Voor het opstellen van een herstelstrategie voor een hoogveenrestant moeten we gestructureerd te werk gaan, en kennis vanuit verschillende disciplines benutten. Een eerste stap is in ieder geval het opstellen van een herstelstrategie die begint met de analyse van de ligging van het gebied in het huidige landschap, de aantastingen en het huidige functioneren van het gebied: de zogenaamde Landschapsecologische systeemanalyse (LESA). In sommige delen is het wellicht voldoende om de verruiging met hoge grassen en opslag van struweel en bomen tegen te gaan, maar vaak zal er ook vernatting moeten plaatsvinden. Welke manier van vernatten het beste kan worden uitgevoerd, is afhankelijk van de hydrologie van het omliggende landschap en het type restveen, en kan zelfs binnen een hoogveenrestant tussen percelen verschillen.
Bij het formuleren van passende doelen en bijbehorende herstelstrategie is het daarom belangrijk inzicht te hebben in:
- De ontwikkeling en het functioneren van het oorspronkelijke veenlandschap in zijn landschapsecologische setting.
- De verschillende aantastingen en het huidige functioneren van het landschap in relatie tot het voorkomen van planten- en diersoorten binnen het restant.

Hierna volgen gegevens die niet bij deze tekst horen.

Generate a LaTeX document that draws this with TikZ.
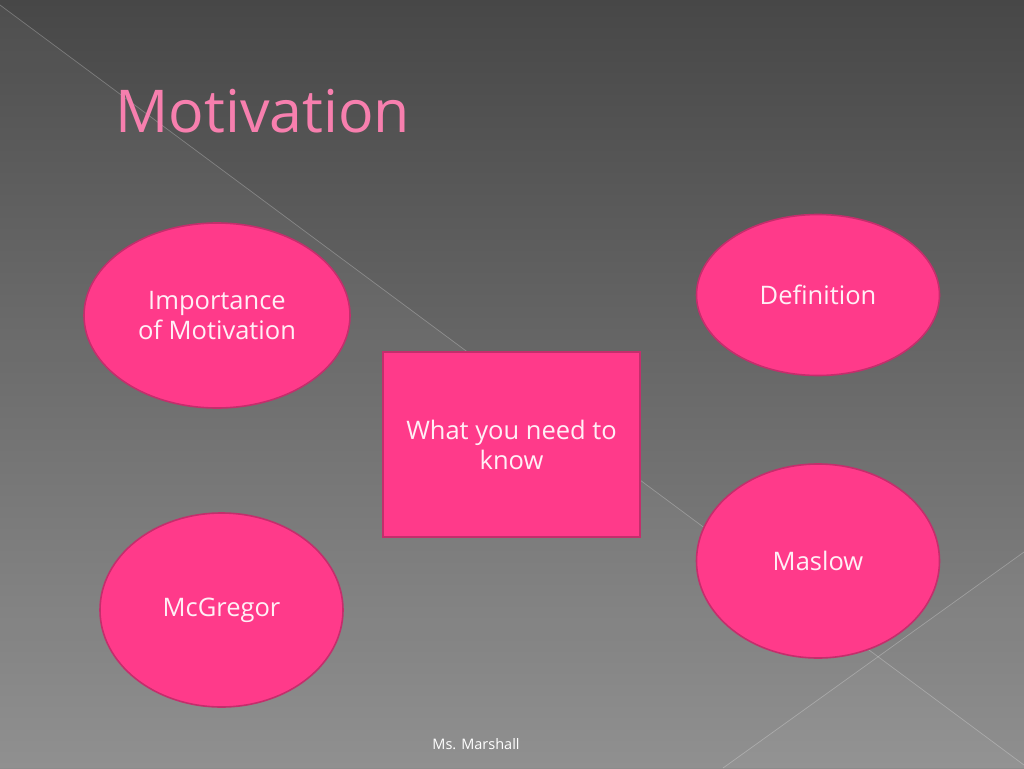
\documentclass[tikz,border=0pt]{standalone}
\usepackage{fontspec}
\setmainfont{Open Sans}
\usetikzlibrary{shapes.geometric}

\definecolor{bgtop}{HTML}{474747}
\definecolor{bgbottom}{HTML}{8C8C8C}
\definecolor{pinkfill}{HTML}{FF3A8A}
\definecolor{pinkline}{HTML}{C42E6C}
\definecolor{titlepink}{HTML}{F77FAE}
\definecolor{lighttext}{HTML}{FFEFF6}

\tikzset{
	topic/.style={ellipse, fill=pinkfill, draw=pinkline, line width=1.6pt,
		text=lighttext, align=center, inner sep=0pt,
		font=\fontsize{25.5}{30}\selectfont},
	centrebox/.style={rectangle, fill=pinkfill, draw=pinkline, line width=1.6pt,
		text=lighttext, align=center, inner sep=0pt,
		minimum width=257pt, minimum height=185pt,
		font=\fontsize{25.5}{30}\selectfont},
	bgline/.style={draw=white, opacity=0.25, line width=0.7pt}
}

\begin{document}
\begin{tikzpicture}[x=1pt,y=1pt]
		\useasboundingbox (0,0) rectangle (1024,-768);
		
		% background
		\shade[top color=bgtop, bottom color=bgbottom] (0,0) rectangle (1024,-768);
		\fill[white, opacity=0.04] (0,-5)--(1024,-765)--(1024,-768)--(0,-768)--cycle;
		\fill[white, opacity=0.03] (1024,-552)--(723,-768)--(1024,-768)--cycle;
		\draw[bgline] (0,-5)--(1024,-765);
		\draw[bgline] (1024,-552)--(723,-768);
		
		\node at (112,-111) [anchor=west, text=titlepink, font=\fontsize{59}{68}\selectfont] (title) {Motivation};
		
		\node at (217,-315.5) [topic, minimum width=266pt, minimum height=185pt] (importance) {Importance\\of Motivation};
		\node at (818,-295) [topic, minimum width=243pt, minimum height=161pt] (definition) {Definition};
		\node at (511.5,-444.5) [centrebox] (know) {What you need to\\know};
		\node at (818,-561) [topic, minimum width=243pt, minimum height=194pt] (maslow) {Maslow};
		\node at (221.5,-610) [topic, minimum width=243pt, minimum height=194pt] (mcgregor) {McGregor};
		
		\node at (476,-744) [text=white, font=\fontsize{14.5}{17}\selectfont] (footer) {Ms. Marshall};
	\end{tikzpicture}
\end{document}
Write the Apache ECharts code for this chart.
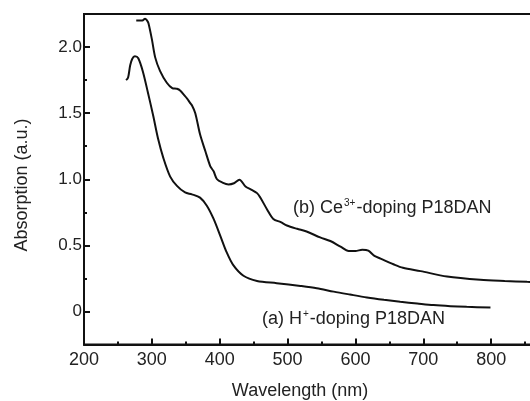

- De mogelijkheden en beperkingen voor herstel op de verschillende schaalniveaus. Herstel op microniveau gaat over herstel van standplaatscondities voor hoogveensoorten of -gemeenschappen. Dit doel is in delen van de veenrestanten te bereiken met lokale maatregelen. Op mesoniveau gaat het om herstel van ecologische en hydrologische processen, zodat zich weer een actief veenvormend en zichzelf handhavend veensysteem kan vormen. Dit betekent meestal maatregelen in het grotere hydrologische systeem met een veelheid aan gradiënten aanwezig: van voedselarm naar voedselrijker, van zuur naar enigszins gebufferd, van nat naar droog. Om dit te bereiken zijn ook maatregelen buiten het hoogveen nodig.